The rise of mobile soft phones
With the rise of smart phones, there has been a corresponding increase in generic soft phone applications – one user interface of MVoIP. In fact, along with a myriad of other phone apps, soft phone apps have become the new driving force behind mobile phone sales.
This has given device manufacturers increasingly more control over the phone user experience – previously the domain of mobile network operators (MNOs). MNOs know that if they don’t give subscribers what they want, they will not just switch devices, but MNOs too, to get the coolest devices.
Controlling the call
The most intriguing result of this so far has been a rise in deals where MNOs guarantee a certain amount of revenues to device makers, in exchange for the right to market their devices. Quite a turnaround in the balance of power! In losing their dominance over voice calls, MNOs may well be forced to share some of their voice revenues in time, to back up their guarantees to handset makers.

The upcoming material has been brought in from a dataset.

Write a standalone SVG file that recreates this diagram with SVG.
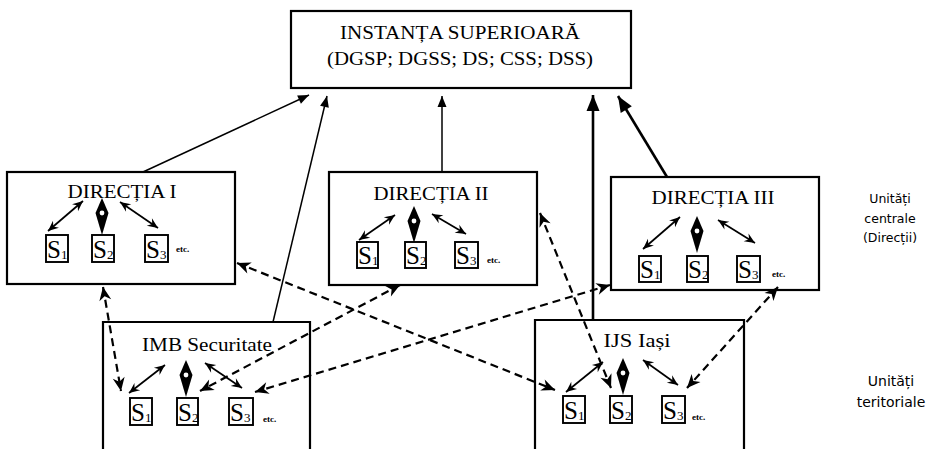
<svg xmlns="http://www.w3.org/2000/svg" width="930" height="449" viewBox="0 0 930 449">
<style>
.box{fill:#fff;stroke:#000;stroke-width:2.2}
.open{fill:none;stroke:#000;stroke-width:2.2}
.sb{fill:#fff;stroke:#000;stroke-width:1.9}
.t{font-family:"Liberation Serif","Times New Roman",serif;font-size:18px;fill:#000;text-anchor:middle}
.s{font-family:"Liberation Serif","Times New Roman",serif;font-size:25px;fill:#000}
.sub{font-size:13px}
.etc{font-family:"Liberation Serif",serif;font-size:9px;font-weight:bold;fill:#000}
.side{font-family:"DejaVu Sans",sans-serif;fill:#000;text-anchor:middle}
.thin{stroke:#000;stroke-width:1.5;fill:none;marker-end:url(#ah)}
.thick{stroke:#000;stroke-width:2.6;fill:none;marker-end:url(#ahb)}
.dash{stroke:#000;stroke-width:2.2;stroke-dasharray:8 5;fill:none;marker-start:url(#ahd);marker-end:url(#ahd)}
.inn{stroke:#000;stroke-width:1.7;fill:none;marker-start:url(#ahi);marker-end:url(#ahi)}
</style>
<defs>
<marker id="ah" viewBox="-12 -6 13 12" markerWidth="13" markerHeight="12" refX="0" refY="0" markerUnits="userSpaceOnUse" orient="auto"><path d="M0,0 L-11,-4.5 L-11,4.5 Z" fill="#000"/></marker>
<marker id="ahb" viewBox="-17 -8 18 16" markerWidth="18" markerHeight="16" refX="0" refY="0" markerUnits="userSpaceOnUse" orient="auto"><path d="M0,0 L-16,-6.5 L-16,6.5 Z" fill="#000"/></marker>
<marker id="ahd" viewBox="-15 -8 16 16" markerWidth="16" markerHeight="16" refX="0" refY="0" markerUnits="userSpaceOnUse" orient="auto-start-reverse"><path d="M0,0 L-13.5,-6 L-9.5,0 L-13.5,6 Z" fill="#000"/></marker>
<marker id="ahi" viewBox="-12 -6 13 12" markerWidth="13" markerHeight="12" refX="0" refY="0" markerUnits="userSpaceOnUse" orient="auto-start-reverse"><path d="M0,0 L-10.5,-4.6 L-7,0 L-10.5,4.6 Z" fill="#000"/></marker>
<g id="diamond"><path d="M0,0 L6.5,15 L0,37 L-6.5,15 Z" fill="#000"/><circle cx="0" cy="15" r="2.4" fill="#fff"/></g>
</defs>

<g id="connectors">
<line class="thin" x1="143" y1="172" x2="309" y2="95"/>
<line class="thin" x1="273" y1="322" x2="327" y2="96"/>
<line class="thin" x1="442" y1="172" x2="442" y2="96"/>
<line class="thick" x1="593" y1="320" x2="593" y2="95"/>
<line class="thick" x1="667" y1="177" x2="618" y2="96"/>
</g>

<g id="instanta">
<rect class="box" x="291" y="11" width="340" height="77"/>
<text class="t" x="460" y="39" textLength="240" lengthAdjust="spacingAndGlyphs">INSTANȚA SUPERIOARĂ</text>
<text class="t" x="460" y="65" textLength="266" lengthAdjust="spacingAndGlyphs">(DGSP; DGSS; DS; CSS; DSS)</text>
</g>

<g id="directia1">
<rect class="box" x="7" y="172" width="228" height="112"/>
<text class="t" x="122" y="198" textLength="109" lengthAdjust="spacingAndGlyphs">DIRECȚIA I</text>
<line class="inn" x1="83" y1="201" x2="48" y2="231"/>
<use href="#diamond" x="102" y="198"/>
<line class="inn" x1="120" y1="202" x2="158" y2="228"/>
<rect class="sb" x="46" y="235" width="22" height="27"/><text class="s" x="47" y="258">S<tspan class="sub" dy="1">1</tspan></text>
<rect class="sb" x="92" y="235" width="22" height="27"/><text class="s" x="93" y="258">S<tspan class="sub" dy="1">2</tspan></text>
<rect class="sb" x="145" y="235" width="23" height="27"/><text class="s" x="146" y="258">S<tspan class="sub" dy="1">3</tspan></text>
<text class="etc" x="176" y="252">etc.</text>
</g>

<g id="directia2">
<rect class="box" x="329" y="172" width="208" height="113"/>
<text class="t" x="431" y="200" textLength="115" lengthAdjust="spacingAndGlyphs">DIRECȚIA II</text>
<line class="inn" x1="395" y1="215" x2="359" y2="240"/>
<use href="#diamond" x="414" y="206"/>
<line class="inn" x1="432" y1="214" x2="466" y2="234"/>
<rect class="sb" x="357" y="242" width="21" height="26"/><text class="s" x="358" y="264">S<tspan class="sub" dy="1">1</tspan></text>
<rect class="sb" x="405" y="242" width="21" height="26"/><text class="s" x="406" y="264">S<tspan class="sub" dy="1">2</tspan></text>
<rect class="sb" x="455" y="242" width="23" height="26"/><text class="s" x="456" y="264">S<tspan class="sub" dy="1">3</tspan></text>
<text class="etc" x="487" y="263">etc.</text>
</g>

<g id="directia3">
<rect class="box" x="611" y="177" width="208" height="113"/>
<text class="t" x="713" y="204" textLength="123" lengthAdjust="spacingAndGlyphs">DIRECȚIA III</text>
<line class="inn" x1="680" y1="217" x2="643" y2="249"/>
<use href="#diamond" x="697" y="216"/>
<line class="inn" x1="718" y1="220" x2="755" y2="243"/>
<rect class="sb" x="639" y="256" width="22" height="26"/><text class="s" x="640" y="278">S<tspan class="sub" dy="1">1</tspan></text>
<rect class="sb" x="687" y="256" width="21" height="26"/><text class="s" x="688" y="278">S<tspan class="sub" dy="1">2</tspan></text>
<rect class="sb" x="737" y="256" width="23" height="26"/><text class="s" x="738" y="278">S<tspan class="sub" dy="1">3</tspan></text>
<text class="etc" x="772" y="277">etc.</text>
</g>

<g id="imb">
<path class="open" d="M103,450 V322 H310 V450"/>
<text class="t" x="207" y="351" textLength="130" lengthAdjust="spacingAndGlyphs">IMB Securitate</text>
<line class="inn" x1="165" y1="365" x2="129" y2="393"/>
<use href="#diamond" x="186" y="360"/>
<line class="inn" x1="205" y1="363" x2="242" y2="388"/>
<rect class="sb" x="130" y="398" width="22" height="27"/><text class="s" x="131" y="421">S<tspan class="sub" dy="1">1</tspan></text>
<rect class="sb" x="177" y="398" width="21" height="27"/><text class="s" x="178" y="421">S<tspan class="sub" dy="1">2</tspan></text>
<rect class="sb" x="229" y="398" width="24" height="27"/><text class="s" x="230" y="421">S<tspan class="sub" dy="1">3</tspan></text>
<text class="etc" x="263" y="422">etc.</text>
</g>

<g id="ijs">
<path class="open" d="M535,450 V320 H744 V450"/>
<text class="t" x="637" y="347" textLength="67" lengthAdjust="spacingAndGlyphs">IJS Iași</text>
<line class="inn" x1="603" y1="362" x2="566" y2="392"/>
<use href="#diamond" x="623" y="358"/>
<line class="inn" x1="643" y1="360" x2="678" y2="385"/>
<rect class="sb" x="563" y="396" width="22" height="27"/><text class="s" x="564" y="419">S<tspan class="sub" dy="1">1</tspan></text>
<rect class="sb" x="610" y="396" width="22" height="27"/><text class="s" x="611" y="419">S<tspan class="sub" dy="1">2</tspan></text>
<rect class="sb" x="662" y="396" width="23" height="27"/><text class="s" x="663" y="419">S<tspan class="sub" dy="1">3</tspan></text>
<text class="etc" x="692" y="420">etc.</text>
</g>

<g id="dashed-connectors">
<line class="dash" x1="103" y1="287" x2="121" y2="391"/>
<line class="dash" x1="237" y1="263" x2="555" y2="390"/>
<line class="dash" x1="400" y1="285" x2="200" y2="391"/>
<line class="dash" x1="610" y1="285" x2="255" y2="392"/>
<line class="dash" x1="540" y1="213" x2="611" y2="388"/>
<line class="dash" x1="778" y1="287" x2="687" y2="388"/>
</g>

<g id="label-centrale">
<text class="side" x="890" y="203" font-size="12.5">Unități</text>
<text class="side" x="890" y="223" font-size="12.5">centrale</text>
<text class="side" x="890" y="242" font-size="12.5">(Direcții)</text>
</g>
<g id="label-teritoriale">
<text class="side" x="891" y="386" font-size="14">Unități</text>
<text class="side" x="891" y="407" font-size="14">teritoriale</text>
</g>
</svg>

But it hasn’t stopped there – the iPhone has thus far shrewdly elbowed out generic soft phone apps, but other popular phones, such as the Android fraternity, have been more democratic, giving space to third-party application developers such as Fring and Viber. Whilst these services offer inconsistent quality – mostly due to coverage limitations of the GSM network, the network expansion and rollout of LTE will continuously improve the ecosystem to better support quality MVoIP. Thus, gradually, control over what is on the phone, including the routing of voice, is slipping away from the MNO to not just handset makers, but also developers of the applications on the phone.
A battle is clearly brewing for the right to provision new voice connections (circuit-switched and mobile VoIP). Who will win it
Holding one more ace
For now, MNOs still have an ace or two up their sleeves, despite VoIP commoditising their networks and traditional voice-focused business model.

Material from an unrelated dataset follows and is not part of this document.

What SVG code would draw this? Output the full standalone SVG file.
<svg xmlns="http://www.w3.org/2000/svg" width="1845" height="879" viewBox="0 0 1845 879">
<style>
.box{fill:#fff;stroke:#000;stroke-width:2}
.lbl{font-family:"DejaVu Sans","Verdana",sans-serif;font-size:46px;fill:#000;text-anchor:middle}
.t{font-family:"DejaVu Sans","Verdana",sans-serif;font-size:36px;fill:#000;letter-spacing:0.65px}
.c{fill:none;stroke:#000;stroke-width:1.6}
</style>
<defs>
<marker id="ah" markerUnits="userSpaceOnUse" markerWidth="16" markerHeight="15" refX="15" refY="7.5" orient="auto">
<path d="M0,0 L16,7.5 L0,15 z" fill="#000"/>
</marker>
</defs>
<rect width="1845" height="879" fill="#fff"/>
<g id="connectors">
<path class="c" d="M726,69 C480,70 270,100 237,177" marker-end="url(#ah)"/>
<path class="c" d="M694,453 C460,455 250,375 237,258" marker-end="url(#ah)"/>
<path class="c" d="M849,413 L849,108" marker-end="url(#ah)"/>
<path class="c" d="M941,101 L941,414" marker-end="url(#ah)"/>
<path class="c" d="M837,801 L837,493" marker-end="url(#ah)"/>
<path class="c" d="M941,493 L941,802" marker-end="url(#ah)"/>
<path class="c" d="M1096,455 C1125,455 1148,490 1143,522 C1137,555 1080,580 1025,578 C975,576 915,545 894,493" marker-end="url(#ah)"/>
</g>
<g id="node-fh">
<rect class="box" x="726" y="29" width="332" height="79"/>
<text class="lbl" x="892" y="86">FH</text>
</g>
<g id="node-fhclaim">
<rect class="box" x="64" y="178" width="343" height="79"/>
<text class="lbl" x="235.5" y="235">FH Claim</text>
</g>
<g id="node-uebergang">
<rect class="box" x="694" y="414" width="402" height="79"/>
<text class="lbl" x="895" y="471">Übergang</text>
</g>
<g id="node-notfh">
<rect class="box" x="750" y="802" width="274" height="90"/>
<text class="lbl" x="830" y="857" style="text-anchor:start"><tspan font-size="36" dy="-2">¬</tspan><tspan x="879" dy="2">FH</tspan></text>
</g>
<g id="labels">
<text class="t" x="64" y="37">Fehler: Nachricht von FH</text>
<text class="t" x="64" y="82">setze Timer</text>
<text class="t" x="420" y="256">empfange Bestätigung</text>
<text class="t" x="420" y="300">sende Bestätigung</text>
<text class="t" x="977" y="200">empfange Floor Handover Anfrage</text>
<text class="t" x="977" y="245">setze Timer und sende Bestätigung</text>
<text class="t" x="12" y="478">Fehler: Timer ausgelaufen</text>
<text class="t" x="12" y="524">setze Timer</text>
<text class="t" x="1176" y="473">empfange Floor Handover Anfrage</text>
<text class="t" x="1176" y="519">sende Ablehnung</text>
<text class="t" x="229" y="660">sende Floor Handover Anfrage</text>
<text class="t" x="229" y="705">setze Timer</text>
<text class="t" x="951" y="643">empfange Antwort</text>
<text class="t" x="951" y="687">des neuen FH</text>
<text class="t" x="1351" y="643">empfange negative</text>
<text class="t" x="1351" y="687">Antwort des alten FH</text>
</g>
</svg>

But their choices are limited. Currently, MNOs must either stick with their current business model, thus losing voice traffic to new market entrants, or offer a MVoIP service of their own. In the latter process, they will have to undercut their highly profitable voice minutes in favour of lower-margin data throughput, but at least they will retain (ever-increasing but less profitable) voice traffic as one class of data service. Whichever route they choose, they must face the slow death of their super margin.
Many European MNOs have reacted by stifling VoIP traffic on their networks, but clearly those are the last kicks of a dying horse rather than the strategic thinking of a survival-assured innovator.
Writing on the wall
It is not all doom and gloom for MNOs’ voice revenues – yet. While some have run into difficulty, the biggest players can still capture substantial market share in the runup to maturity for MVoIP.
In time, however, these players will give way to the Frings and Skypes and VoIP service providers of the world, when universal bandwidth availability and quality commoditises their business voice-centric model completely.